Цинциннат, конечно, прекрасно все знает, и в принципе нет ничего такого, что бы он о себе не знал. Сколько бы времени он ни провел в камере смертников, это все равно безумно мало, чтобы прожить целую жизнь, но вполне достаточно, чтобы понять – что почем. Его путь лежит не столбовой дорогой связных понятий, а горным серпантином какого-то экзистенциального подъема, в конце концов – скачка, разрыва, шпагата ума. Преисполнившись веселья и какой-то неотмирной легкости, Цинциннат одолеет себя. Согласно Набокову, происходит освобождение духа из глазниц плоти и превращение в сплошное око, зараз видящее во все стороны света. Рождение нового человека из тела человека ветхого, как говорили древние. Цинциннат – картезианское существо. Второе рождение – основная тема Декарта, которого звали «Ренатус», что означает «вновь рожденный». Формальное совпадение имени с философским пафосом на деле выдает какой-то закон внутренней формы, связывающий имена с нашей жизнью. Жизнь исполняет то, что заложено в этой внутренней форме.[192] Имя от рождения почти случайно, оно еще не обеспечено валютой подлинного существования. Оно заключает в себе наперед взятое (Name ist Vorwegnahme) и нацеленное в будущее предвосхищение внутренней сущности обладателя имени во всей открывающейся полноте. Набоков выбрал имя своего героя наощупь и пробовал на зуб. В самом его звучании – ЦИНЦИННАТ – не то россыпь сухого и веселого стрекотания какого-то милого насекомого, не то щелканье таинственной птицы. Листовая дрожь металлического повтора. Острая точка и выпуклая капля звенящего в зените «Ц.». Затвор без завтра. Колокольчик под позвоночной дугой.

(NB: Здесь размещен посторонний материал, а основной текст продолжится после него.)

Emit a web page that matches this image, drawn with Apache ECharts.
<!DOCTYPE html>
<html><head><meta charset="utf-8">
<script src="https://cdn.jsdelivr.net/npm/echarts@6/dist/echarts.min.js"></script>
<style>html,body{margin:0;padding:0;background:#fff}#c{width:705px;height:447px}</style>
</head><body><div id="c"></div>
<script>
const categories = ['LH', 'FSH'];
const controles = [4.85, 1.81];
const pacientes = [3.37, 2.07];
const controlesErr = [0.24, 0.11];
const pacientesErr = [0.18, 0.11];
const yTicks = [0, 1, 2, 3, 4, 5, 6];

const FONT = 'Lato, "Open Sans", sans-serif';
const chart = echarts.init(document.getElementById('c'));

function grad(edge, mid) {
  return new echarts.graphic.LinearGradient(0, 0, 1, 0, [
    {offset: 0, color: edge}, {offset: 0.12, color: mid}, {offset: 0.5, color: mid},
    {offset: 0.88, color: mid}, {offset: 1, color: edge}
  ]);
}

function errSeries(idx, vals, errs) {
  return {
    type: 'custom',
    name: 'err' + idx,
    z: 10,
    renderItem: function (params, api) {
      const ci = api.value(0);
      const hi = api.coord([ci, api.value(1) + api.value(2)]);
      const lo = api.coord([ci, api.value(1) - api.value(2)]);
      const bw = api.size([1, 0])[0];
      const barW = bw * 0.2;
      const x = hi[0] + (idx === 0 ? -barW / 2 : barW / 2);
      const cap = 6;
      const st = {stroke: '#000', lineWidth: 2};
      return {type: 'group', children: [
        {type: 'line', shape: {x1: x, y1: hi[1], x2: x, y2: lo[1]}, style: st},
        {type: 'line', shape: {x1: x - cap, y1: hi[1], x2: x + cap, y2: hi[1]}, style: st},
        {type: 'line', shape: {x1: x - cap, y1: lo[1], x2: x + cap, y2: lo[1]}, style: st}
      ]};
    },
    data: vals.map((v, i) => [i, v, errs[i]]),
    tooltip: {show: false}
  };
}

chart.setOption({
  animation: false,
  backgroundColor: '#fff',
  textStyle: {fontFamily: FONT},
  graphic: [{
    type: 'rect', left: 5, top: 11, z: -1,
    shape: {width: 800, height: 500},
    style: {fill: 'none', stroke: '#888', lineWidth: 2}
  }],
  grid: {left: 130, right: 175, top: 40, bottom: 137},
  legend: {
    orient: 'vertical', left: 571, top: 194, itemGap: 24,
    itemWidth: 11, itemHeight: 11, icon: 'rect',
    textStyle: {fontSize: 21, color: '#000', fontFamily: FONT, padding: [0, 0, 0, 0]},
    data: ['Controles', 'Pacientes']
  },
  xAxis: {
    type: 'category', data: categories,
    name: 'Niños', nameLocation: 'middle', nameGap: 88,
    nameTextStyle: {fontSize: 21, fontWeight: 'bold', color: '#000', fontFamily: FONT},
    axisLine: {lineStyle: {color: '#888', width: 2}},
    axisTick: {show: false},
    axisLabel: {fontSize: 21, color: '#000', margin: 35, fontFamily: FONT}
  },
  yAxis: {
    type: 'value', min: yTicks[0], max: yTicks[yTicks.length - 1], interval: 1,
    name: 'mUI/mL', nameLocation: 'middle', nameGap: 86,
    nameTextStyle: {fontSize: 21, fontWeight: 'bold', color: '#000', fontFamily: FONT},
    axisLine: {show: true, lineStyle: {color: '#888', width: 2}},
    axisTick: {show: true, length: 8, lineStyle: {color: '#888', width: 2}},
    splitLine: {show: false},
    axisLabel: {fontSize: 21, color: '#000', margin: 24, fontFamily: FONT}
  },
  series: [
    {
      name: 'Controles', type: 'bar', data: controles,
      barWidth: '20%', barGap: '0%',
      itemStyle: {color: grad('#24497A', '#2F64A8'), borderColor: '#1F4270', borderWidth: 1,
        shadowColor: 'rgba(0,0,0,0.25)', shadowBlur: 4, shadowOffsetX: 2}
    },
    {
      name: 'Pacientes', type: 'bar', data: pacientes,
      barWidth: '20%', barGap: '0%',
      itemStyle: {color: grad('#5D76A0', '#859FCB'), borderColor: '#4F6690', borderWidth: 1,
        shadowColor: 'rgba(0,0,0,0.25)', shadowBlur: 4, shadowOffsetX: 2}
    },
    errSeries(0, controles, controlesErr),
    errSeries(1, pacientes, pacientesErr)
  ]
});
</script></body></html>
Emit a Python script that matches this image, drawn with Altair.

Пробуждение себя, прорыв через пелену и гипсовый плен действительности к тому, что есть на самом деле, к метафизической границе мира, где все факты и состояния равноправны, как и их смысловая субординация. На этой границе – зазор, ecart absolu, в котором герой отрекается от великой несправедливости мира, и это отрешение освящено образом детства и поразительным даром все сочетать в одной пульсирующей точке: «Когда-то в детстве, на далекой школьной поездке, отбившись от прочих, – а может быть, мне это приснилось, – я попал знойным полднем в сонный городок, до того сонный, что, когда человек, дремавший на завалинке под яркой беленой стеной, наконец встал, чтобы проводить меня до околицы, его синяя тень на стене не сразу за ним последовала… о, знаю, знаю, что тут с моей стороны был недосмотр, ошибка, что вовсе тень не замешкалась, а просто, скажем, зацепилась за шероховатость стены… – но вот, что я хочу выразить: между его движениям и движением отставшей тени, – эта секунда, эта синкопа, – вот редкий сорт времени, в котором живу, – пауза, перебой, – когда сердце как пух… И еще я бы написал о постоянном трепете… и о том, что всегда часть моих мыслей теснится около невидимой пуповины, соединяющей мир с чем-то, – с чем, я еще не скажу…» (4, 74–75). Детство здесь – не прошлое, а некий вневременной – с точки зрения обыденного течения времени – момент, фиксированная точка предельного самостояния, полдень, вершина. Эта точка равноденствия и максимально насыщена, и максимально пуста. Цинциннат стирает времена: вспоминая прошлое («когда-то в детстве…»), он фиксирует его в настоящем времени своего теперешнего знания («о, знаю, знаю…»), чтобы тут же катапультировать его в будущее время письма: «И еще я бы написал о…» Он вспоминает будущее. И пишет о том, что даже будучи описанным, остается в чине навеки разжалованного замысла. Герой неспроста отбивается в школьной поездке от других, он готовится к чему-то, что доступно лишь в одиночестве. Он видит каким-то внутренним оком вещь невозможную – человек на мгновение опережает собственную тень. Между хозяином и его тенью – секунда, синкопа, открывающая совершенно иную реальность. «Мгновение есть вечность», – говорил Гёте («Der Augenblick ist Ewigkeit»), и все, что случается в одно такое мгновение, значения своего уже не меняет. Именно о таком мгновении набоковский интерес.